Make a new categorical income variable with at least 3 levels (you can choose the cutoffs). Make a bar graph with this new variable where the bars are in the correct order from low to high.

Rename variables

Look at help(rename). Looking at the examples to help, rename “age_bir” to “age_1st_birth” without making a new column.

Greater than/less than

Look up the between() function in help. Figure out how to use this to create a dataset with all the observations that get over 7 hours of sleep on both weekends and weekdays or who have an income greater than/equal to 20,000 and less than/equal to 50,000. Check to make sure you get the same number of rows as we did earlier.

Challenges

  1. Figure out how to use the num_range() function to select the res_ variables from 1980 to 2000. There should only be one. Then try from 1980 to 2002. There should be two.

  2. Download and save the full nlsy dataset into your 03-week folder.

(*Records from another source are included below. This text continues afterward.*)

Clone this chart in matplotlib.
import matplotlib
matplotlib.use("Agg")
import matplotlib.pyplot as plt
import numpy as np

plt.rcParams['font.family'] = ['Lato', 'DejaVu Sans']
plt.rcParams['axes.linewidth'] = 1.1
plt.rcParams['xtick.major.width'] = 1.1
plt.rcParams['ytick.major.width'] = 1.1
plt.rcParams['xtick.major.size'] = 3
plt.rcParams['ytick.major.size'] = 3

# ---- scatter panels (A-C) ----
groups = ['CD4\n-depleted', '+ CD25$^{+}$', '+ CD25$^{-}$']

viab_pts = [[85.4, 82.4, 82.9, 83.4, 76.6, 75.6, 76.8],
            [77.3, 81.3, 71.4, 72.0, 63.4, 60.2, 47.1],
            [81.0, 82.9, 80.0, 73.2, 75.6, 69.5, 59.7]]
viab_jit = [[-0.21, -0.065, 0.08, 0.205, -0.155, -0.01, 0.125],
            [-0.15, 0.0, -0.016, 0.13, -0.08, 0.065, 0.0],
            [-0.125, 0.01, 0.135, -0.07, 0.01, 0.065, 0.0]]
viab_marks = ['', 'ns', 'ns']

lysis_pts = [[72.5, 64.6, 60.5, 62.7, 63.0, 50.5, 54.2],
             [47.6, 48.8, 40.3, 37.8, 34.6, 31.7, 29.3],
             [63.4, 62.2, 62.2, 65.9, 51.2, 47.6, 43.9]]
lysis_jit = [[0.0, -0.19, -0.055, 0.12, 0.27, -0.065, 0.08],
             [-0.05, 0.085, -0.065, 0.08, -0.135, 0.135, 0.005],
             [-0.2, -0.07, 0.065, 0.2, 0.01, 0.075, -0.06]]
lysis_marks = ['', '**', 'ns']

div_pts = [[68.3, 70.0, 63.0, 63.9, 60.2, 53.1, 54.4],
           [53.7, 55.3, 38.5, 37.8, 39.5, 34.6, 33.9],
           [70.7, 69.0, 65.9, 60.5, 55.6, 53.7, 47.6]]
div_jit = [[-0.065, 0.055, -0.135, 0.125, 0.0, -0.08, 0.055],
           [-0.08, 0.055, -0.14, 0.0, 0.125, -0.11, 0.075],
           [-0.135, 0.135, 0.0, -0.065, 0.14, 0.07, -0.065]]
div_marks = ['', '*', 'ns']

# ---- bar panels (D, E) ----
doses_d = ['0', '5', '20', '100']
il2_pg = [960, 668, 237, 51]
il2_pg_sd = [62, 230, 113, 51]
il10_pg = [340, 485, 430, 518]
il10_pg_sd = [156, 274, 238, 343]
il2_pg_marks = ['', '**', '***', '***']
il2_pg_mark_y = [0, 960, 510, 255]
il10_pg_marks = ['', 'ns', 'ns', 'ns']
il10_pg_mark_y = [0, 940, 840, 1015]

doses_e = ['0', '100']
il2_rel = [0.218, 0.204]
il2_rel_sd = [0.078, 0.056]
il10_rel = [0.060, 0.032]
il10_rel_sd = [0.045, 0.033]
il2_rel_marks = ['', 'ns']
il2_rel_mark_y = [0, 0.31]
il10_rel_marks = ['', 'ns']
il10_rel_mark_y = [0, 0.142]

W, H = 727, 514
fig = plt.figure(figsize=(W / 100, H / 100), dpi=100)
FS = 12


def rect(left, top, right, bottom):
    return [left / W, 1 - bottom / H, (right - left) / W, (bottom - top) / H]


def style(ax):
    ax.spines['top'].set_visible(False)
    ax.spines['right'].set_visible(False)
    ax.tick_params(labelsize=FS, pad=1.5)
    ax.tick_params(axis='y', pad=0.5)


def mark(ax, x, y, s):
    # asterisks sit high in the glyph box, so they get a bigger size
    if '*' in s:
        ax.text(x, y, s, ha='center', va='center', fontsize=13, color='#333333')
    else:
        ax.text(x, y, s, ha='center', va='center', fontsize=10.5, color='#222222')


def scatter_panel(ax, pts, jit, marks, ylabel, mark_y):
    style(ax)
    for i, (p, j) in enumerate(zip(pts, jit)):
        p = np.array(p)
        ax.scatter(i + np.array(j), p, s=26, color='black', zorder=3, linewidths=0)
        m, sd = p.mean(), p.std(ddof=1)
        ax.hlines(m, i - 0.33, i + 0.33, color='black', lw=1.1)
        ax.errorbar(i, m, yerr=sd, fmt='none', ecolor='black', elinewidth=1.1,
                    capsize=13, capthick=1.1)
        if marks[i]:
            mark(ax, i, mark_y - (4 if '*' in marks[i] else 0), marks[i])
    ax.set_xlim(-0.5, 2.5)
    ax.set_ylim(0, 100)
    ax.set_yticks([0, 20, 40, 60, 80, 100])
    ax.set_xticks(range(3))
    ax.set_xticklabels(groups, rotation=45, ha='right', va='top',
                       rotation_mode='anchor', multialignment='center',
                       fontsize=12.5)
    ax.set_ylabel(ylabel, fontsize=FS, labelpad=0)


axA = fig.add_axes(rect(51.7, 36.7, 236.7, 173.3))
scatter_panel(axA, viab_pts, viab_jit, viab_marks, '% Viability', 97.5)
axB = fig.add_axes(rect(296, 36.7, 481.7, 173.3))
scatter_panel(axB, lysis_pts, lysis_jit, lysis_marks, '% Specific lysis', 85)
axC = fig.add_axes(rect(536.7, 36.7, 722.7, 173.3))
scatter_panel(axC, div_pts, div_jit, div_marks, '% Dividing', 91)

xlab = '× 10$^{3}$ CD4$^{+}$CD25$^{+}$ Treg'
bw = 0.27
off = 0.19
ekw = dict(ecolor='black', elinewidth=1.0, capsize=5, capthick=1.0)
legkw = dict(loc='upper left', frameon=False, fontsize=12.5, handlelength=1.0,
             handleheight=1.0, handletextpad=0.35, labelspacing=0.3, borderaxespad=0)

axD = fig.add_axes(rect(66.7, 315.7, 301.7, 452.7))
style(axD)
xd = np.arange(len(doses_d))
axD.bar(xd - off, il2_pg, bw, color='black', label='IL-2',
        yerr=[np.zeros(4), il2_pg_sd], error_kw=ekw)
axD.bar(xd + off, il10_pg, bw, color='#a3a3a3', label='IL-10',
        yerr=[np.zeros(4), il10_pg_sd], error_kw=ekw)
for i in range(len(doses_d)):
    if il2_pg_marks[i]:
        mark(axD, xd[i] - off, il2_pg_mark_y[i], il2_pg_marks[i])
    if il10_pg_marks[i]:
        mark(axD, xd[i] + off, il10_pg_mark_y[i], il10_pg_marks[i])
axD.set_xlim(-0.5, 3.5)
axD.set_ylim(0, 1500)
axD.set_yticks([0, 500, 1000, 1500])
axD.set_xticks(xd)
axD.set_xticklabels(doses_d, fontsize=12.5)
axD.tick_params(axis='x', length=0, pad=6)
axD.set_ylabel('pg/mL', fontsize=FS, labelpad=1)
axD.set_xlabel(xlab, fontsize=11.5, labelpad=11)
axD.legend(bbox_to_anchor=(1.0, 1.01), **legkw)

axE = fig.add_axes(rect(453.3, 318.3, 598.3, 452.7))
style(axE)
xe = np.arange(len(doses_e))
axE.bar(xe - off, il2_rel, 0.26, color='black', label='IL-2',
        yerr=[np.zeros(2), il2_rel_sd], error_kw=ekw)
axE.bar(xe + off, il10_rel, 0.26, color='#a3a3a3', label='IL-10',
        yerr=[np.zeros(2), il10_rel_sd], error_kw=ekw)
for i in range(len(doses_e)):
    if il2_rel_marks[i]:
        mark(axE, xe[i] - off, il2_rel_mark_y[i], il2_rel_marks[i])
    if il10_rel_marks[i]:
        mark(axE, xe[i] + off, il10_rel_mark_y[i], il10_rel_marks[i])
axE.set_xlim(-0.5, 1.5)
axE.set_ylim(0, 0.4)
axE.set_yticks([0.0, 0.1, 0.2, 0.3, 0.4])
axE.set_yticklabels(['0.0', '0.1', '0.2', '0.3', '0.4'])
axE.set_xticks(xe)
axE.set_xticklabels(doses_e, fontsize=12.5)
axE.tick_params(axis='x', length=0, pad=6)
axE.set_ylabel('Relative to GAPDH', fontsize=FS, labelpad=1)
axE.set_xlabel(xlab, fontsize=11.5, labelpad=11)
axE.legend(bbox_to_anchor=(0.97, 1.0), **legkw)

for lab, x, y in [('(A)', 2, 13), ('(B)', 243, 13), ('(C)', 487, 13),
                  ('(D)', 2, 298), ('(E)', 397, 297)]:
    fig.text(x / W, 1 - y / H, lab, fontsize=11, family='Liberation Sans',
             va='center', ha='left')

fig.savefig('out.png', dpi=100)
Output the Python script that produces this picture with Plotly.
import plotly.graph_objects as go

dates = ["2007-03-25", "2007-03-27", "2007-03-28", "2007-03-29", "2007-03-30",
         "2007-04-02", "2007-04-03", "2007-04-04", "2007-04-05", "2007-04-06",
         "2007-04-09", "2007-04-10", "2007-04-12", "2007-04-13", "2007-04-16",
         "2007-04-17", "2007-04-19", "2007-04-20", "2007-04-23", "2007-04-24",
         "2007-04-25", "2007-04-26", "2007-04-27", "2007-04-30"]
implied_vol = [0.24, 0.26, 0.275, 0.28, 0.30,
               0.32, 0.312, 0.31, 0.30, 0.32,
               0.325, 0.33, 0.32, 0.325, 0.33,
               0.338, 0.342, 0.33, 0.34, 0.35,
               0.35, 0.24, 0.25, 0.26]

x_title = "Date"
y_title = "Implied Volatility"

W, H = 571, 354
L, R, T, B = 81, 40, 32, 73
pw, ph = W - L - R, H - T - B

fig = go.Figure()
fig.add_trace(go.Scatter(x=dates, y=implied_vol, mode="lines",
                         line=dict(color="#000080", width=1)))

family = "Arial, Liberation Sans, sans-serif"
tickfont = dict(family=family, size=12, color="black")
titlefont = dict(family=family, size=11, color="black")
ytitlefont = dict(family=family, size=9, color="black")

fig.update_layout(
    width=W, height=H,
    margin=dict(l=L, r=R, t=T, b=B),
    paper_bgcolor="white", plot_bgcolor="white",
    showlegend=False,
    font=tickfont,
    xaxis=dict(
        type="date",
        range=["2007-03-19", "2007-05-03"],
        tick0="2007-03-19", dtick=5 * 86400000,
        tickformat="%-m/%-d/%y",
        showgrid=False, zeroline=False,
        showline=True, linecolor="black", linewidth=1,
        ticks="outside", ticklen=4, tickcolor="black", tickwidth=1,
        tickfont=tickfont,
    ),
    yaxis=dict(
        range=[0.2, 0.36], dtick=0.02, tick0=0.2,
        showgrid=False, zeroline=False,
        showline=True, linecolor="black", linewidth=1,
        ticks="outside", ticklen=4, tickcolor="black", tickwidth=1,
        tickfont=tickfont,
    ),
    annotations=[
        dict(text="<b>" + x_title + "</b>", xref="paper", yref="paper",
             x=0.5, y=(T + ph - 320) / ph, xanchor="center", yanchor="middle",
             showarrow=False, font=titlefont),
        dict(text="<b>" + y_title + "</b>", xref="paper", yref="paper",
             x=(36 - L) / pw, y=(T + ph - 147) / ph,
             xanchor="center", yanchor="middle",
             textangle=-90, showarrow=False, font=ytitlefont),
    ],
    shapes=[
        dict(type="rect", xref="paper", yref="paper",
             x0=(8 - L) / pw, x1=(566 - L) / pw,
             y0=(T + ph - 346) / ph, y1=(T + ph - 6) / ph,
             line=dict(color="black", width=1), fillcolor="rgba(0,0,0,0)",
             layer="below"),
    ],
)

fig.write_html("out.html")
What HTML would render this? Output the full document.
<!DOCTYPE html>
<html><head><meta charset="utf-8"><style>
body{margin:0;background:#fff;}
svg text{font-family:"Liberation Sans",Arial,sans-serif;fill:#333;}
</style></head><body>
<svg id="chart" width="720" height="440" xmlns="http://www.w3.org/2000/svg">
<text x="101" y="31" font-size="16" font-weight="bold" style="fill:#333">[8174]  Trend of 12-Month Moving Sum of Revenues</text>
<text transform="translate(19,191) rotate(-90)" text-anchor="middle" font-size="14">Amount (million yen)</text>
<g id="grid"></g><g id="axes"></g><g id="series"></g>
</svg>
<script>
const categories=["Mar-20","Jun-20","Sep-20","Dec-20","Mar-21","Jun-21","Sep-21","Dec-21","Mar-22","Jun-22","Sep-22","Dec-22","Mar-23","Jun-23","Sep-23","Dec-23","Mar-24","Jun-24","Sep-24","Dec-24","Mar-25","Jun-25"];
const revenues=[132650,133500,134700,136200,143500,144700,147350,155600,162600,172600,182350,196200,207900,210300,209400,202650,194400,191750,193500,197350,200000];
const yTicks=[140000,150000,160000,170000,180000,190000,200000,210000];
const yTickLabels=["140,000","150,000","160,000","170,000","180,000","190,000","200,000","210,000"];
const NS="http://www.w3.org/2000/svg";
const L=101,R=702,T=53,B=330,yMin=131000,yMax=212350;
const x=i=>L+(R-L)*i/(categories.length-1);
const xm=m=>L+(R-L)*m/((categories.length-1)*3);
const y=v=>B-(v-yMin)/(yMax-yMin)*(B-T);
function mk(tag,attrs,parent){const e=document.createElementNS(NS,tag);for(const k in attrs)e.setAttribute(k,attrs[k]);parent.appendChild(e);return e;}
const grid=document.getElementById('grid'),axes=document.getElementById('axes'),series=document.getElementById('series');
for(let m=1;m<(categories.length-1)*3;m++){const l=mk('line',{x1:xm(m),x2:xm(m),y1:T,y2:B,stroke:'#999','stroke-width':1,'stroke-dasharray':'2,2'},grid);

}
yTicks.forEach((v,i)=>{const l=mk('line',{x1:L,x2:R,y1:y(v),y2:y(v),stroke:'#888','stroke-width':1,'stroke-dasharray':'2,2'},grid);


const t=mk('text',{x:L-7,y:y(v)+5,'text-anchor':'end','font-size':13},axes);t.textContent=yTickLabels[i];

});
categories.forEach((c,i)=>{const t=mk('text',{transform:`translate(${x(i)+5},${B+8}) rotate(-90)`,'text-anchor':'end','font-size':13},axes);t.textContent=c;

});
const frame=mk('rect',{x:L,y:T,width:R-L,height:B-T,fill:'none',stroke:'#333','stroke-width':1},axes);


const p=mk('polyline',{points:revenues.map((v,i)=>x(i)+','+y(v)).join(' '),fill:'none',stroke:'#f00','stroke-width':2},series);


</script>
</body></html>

Then run the following lines to read it in.

nlsy_full <- read_rds("nlsy.rds")
colnames(nlsy_full) <- colnames_orig

You’ll see if you run levels(nlsy_full$res_1980) and levels(nlsy_full$res_2002), the participants’ residences in those years, what the levels of those factors are:

res_1980 res_2002
ABOARD SHIP, BARRACKS OPEN BAY OR TROOP BARRACKS, ABOARD SHIP
BACHELOR, OFFICER QUARTERS BACHELOR ENLISTED OR OFFICER QUARTERS
DORM, FRATERNITY, SORORITY DORMITORY, FRATERNITY OR SORORITY
HOSPITAL JAIL
JAIL HOSPITAL
OTHER TEMPORARY QUARTERS OTHER TEMPORARY INDIVIDUAL QUARTERS (SPECIFY)
OWN DWELLING UNIT OWN DWELLING UNIT
ON-BASE MIL FAM HOUSING ON-BASE MILITARY FAMILY HOUSING
OFF-BASE MIL FAM HOUSING OFF-BASE MILITARY FAMILY HOUSING
ORPHANAGE CONVENT, MONASTERY, OTHER RELIGIOUS INSTITUTE
RELIGIOUS INSTITUTION OTHER INDIVIDUAL QUARTERS (SPECIFY)
OTHER INDIVIDUAL QUARTERS RESPONDENT IN PARENT HOUSEHOLD
PARENTAL
HHI CONDUCTED WITH PARENT
R IN PARENTAL HOUSEHOLD

Imagine that you are doing an analysis with these data. Make a new factor variable for each year, that has the same, concise and readable levels, so that you could make a nice table comparing the distribution of residences across years.